As valuable as that valuable multiplier effect may be, data governance efforts often fail because they are ranked at a low priority in the organization. At the heart of a successful effort is establishing and maintaining the perception of being a valuable undertaking. Identifying areas of impact is an important part of distinguishing data governance as a must-have rather than as a nice-to-have, with all the reasons why.
Conclusion — The result of following data governance best practices
Data governance is a marathon, not a sprint. It is a practice, not a project.
The result of following data governance best practices is the creation of another living, breathing aspect of your organization that will provide benefits and dividends down the road. The facts are that no federal government agency gets there in a day and there is rarely a finish line. Those are inconvenient facts for many people; hence the importance of setting expectations early on.
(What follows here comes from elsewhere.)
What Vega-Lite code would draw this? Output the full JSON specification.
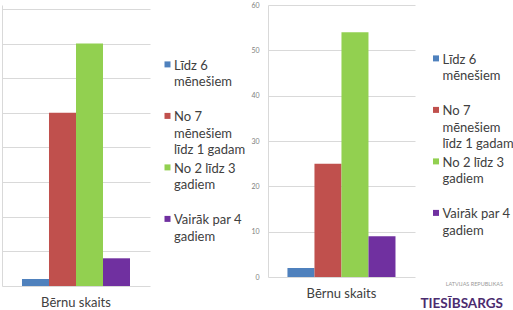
{
  "$schema": "https://vega.github.io/schema/vega-lite/v6.json",
  "padding": {"left": 2, "top": 1, "right": 0, "bottom": 0},
  "background": "white",
  "spacing": 118,
  "bounds": "flush",
  "datasets": {
    "left": [
      {"cat": "Bērnu skaits", "series": "Līdz 6 mēnešiem", "value": 2},
      {"cat": "Bērnu skaits", "series": "No 7 mēnešiem līdz 1 gadam", "value": 50},
      {"cat": "Bērnu skaits", "series": "No 2 līdz 3 gadiem", "value": 70},
      {"cat": "Bērnu skaits", "series": "Vairāk par 4 gadiem", "value": 8}
    ],
    "right": [
      {"cat": "Bērnu skaits", "series": "Līdz 6 mēnešiem", "value": 2},
      {"cat": "Bērnu skaits", "series": "No 7 mēnešiem līdz 1 gadam", "value": 25},
      {"cat": "Bērnu skaits", "series": "No 2 līdz 3 gadiem", "value": 54},
      {"cat": "Bērnu skaits", "series": "Vairāk par 4 gadiem", "value": 9}
    ]
  },
  "resolve": {"scale": {"color": "independent", "y": "independent"}, "legend": {"color": "independent"}},
  "hconcat": [
    {
      "width": 148,
      "height": 281,
      "data": {"name": "left"},
      "mark": {"type": "bar"},
      "encoding": {
        "x": {"field": "cat", "type": "nominal", "title": null,
              "scale": {"paddingInner": 0, "paddingOuter": 0.185},
              "axis": {"labelAngle": 0, "ticks": false, "domain": false, "labelPadding": 10, "labelFontSize": 13, "labelColor": "#404040"}},
        "xOffset": {"field": "series", "type": "nominal",
                    "sort": ["Līdz 6 mēnešiem", "No 7 mēnešiem līdz 1 gadam", "No 2 līdz 3 gadiem", "Vairāk par 4 gadiem"],
                    "scale": {"paddingInner": 0, "paddingOuter": 0}},
        "y": {"field": "value", "type": "quantitative", "title": null,
              "scale": {"domain": [0, 81.155], "nice": false, "zero": true},
              "axis": {"values": [0, 10, 20, 30, 40, 50, 60, 70, 80], "labels": false, "ticks": false, "grid": true}},
        "color": {"field": "series", "type": "nominal",
                  "scale": {"domain": ["Līdz 6 mēnešiem", "No 7 mēnešiem līdz 1 gadam", "No 2 līdz 3 gadiem", "Vairāk par 4 gadiem"],
                            "range": ["#4F81BD", "#C0504D", "#92D050", "#7030A0"]},
                  "legend": {"orient": "none", "legendX": 159, "legendY": 58, "title": null,
                             "gridAlign": "all", "rowPadding": 4.5, "labelOffset": 0, "labelLimit": 200,
                             "labelExpr": "datum.label == 'Līdz 6 mēnešiem' ? ['Līdz 6', 'mēnešiem', ''] : datum.label == 'No 7 mēnešiem līdz 1 gadam' ? ['No 7', 'mēnešiem', 'līdz 1 gadam'] : datum.label == 'No 2 līdz 3 gadiem' ? ['No 2 līdz 3', 'gadiem', ''] : ['Vairāk par 4', 'gadiem', '']"}}
      }
    },
    {
      "width": 147,
      "height": 272,
      "data": {"name": "right"},
      "title": {
        "text": "LATVIJAS REPUBLIKAS",
        "subtitle": "TIESĪBSARGS",
        "orient": "bottom",
        "anchor": "end",
        "frame": "group",
        "dx": 88,
        "dy": -18,
        "offset": 0,
        "font": "Lato",
        "fontSize": 5.5,
        "fontWeight": "normal",
        "color": "#9a9a9a",
        "subtitleFont": "Lato",
        "subtitleFontSize": 13.5,
        "subtitleFontWeight": "bold",
        "subtitleColor": "#4B2C6F",
        "subtitlePadding": 9
      },
      "mark": {"type": "bar"},
      "encoding": {
        "x": {"field": "cat", "type": "nominal", "title": null,
              "scale": {"paddingInner": 0, "paddingOuter": 0.18},
              "axis": {"labelAngle": 0, "ticks": false, "domain": false, "labelPadding": 10, "labelFontSize": 13, "labelColor": "#404040"}},
        "xOffset": {"field": "series", "type": "nominal",
                    "sort": ["Līdz 6 mēnešiem", "No 7 mēnešiem līdz 1 gadam", "No 2 līdz 3 gadiem", "Vairāk par 4 gadiem"],
                    "scale": {"paddingInner": 0, "paddingOuter": 0}},
        "y": {"field": "value", "type": "quantitative", "title": null,
              "scale": {"domain": [0, 60], "nice": false},
              "axis": {"values": [0, 10, 20, 30, 40, 50, 60], "ticks": false, "grid": true, "labelFontSize": 7, "labelColor": "#808080", "labelPadding": 9}},
        "color": {"field": "series", "type": "nominal",
                  "scale": {"domain": ["Līdz 6 mēnešiem", "No 7 mēnešiem līdz 1 gadam", "No 2 līdz 3 gadiem", "Vairāk par 4 gadiem"],
                            "range": ["#4F81BD", "#C0504D", "#92D050", "#7030A0"]},
                  "legend": {"orient": "none", "legendX": 161.5, "legendY": 52, "title": null,
                             "gridAlign": "all", "rowPadding": 4.5, "labelOffset": 0, "labelLimit": 200,
                             "labelExpr": "datum.label == 'Līdz 6 mēnešiem' ? ['Līdz 6', 'mēnešiem', ''] : datum.label == 'No 7 mēnešiem līdz 1 gadam' ? ['No 7', 'mēnešiem', 'līdz 1 gadam'] : datum.label == 'No 2 līdz 3 gadiem' ? ['No 2 līdz 3', 'gadiem', ''] : ['Vairāk par 4', 'gadiem', '']"}}
      }
    }
  ],
  "config": {
    "font": "Lato",
    "view": {"stroke": null},
    "axis": {"gridColor": "#d9d9d9", "domainColor": "#d9d9d9", "labelFont": "Lato"},
    "legend": {
      "padding": 0,
      "symbolType": "M-1,-2.7L1,-2.7L1,-0.7L-1,-0.7Z",
      "symbolSize": 36,
      "symbolStrokeWidth": 0,
      "labelFont": "Lato",
      "labelFontSize": 13,
      "labelColor": "#404040",
      "labelBaseline": "alphabetic"
    },
    "style": {"guide-label": {"lineHeight": 16.5}}
  }
}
Data governance has evolved from the era when your organization built all their own systems and ran them in house. You had control over the creation of most of that data. As more data comes from outside — marketing data, social media, sentiment data, unstructured feeds from devices — you have far less control over its creation. As a result, data governance can help untangle and organize the data coming in from various sources.
For people all across an organization, data governance makes it easier to find and understand data. It ensures that, when you need a piece of information to meet a deadline, you’re not stymied because the data owner is on vacation. By implementing these governance best practices, organizations can take better advantage of their data and enable their teams for success.